· Antonio Blázquez  · 3 min read

Nobody Likes Programming

A rant written on a bad day — or maybe a lucid one.

The current dev sphere is like the last stages of the late 70’s disco dance fever, with the difference that instead of bell trousers, and shiny jackets, you are adults wearing hoodies, headphones and a mustache. 

Programming is over-commercialized, you’ve to deal with legacy code bases at the same time that you’ve to keep up with the latest frameworks, like a born-to-dance person who is afraid to dance, because you don’t know the last choreography. 

Some people dance better than others (or they were just at the right place), and got the best girl (FANG), and became oracles on how you should dance (program) if you want the golden ticket. 

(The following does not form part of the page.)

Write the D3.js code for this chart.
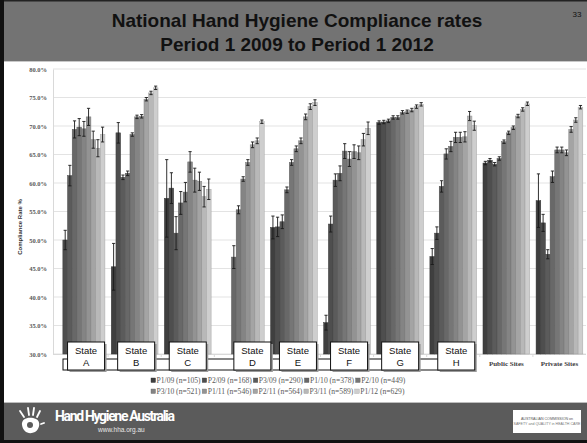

So you have these dancers, wearing funny clothes, moving in an embarrassing way, dancing any rhythm that is cool today, shouting to the 4 cardinal points that dance music is their most loved hobby… they forgot what got them into dancing in the first place. 


Ok, sorry if you really like programming, and I’ve hurt your feelings, but read very carefully the following sentence:

You don’t like programming.
You like solving problems.
You get a high when something you imagine comes to life.
You like getting a big check for making machines do useful things.


Let me reintroduce you to Rock & Roll, the purest form of music:
Get a band of friends, anything that makes noise, and let them create music.
This band doesn’t have formal studies — they just know what type of music they like, and they will start copying classic authors and invent totally different genres.

This is what is happening with AI.
It allows creative people to solve problems mixing solutions from fields they barely know…

All the programming flavors are their own rabbit hole.
You know what can be done — but jumping inside means months and years of learning and perfection until you’re able to produce the things you dreamed of the first day you were staring into that knowledge abyss.

AI has transformed that abyss into a morning walk.
You can — in the same day — scrape the web, produce advanced statistical analysis, and train your LLM, maybe coronating the day with some procedural 3D rendering…

All this by just having some general knowledge about those fields and a base on computer science.


If you don’t use AI for coding, there’s no place for you in this new world.
Nobody is forcing you to stay — you can go and buy a farm.
But if you stay, start showing that you are able to produce solutions, not code —
because code has become cheaper than air.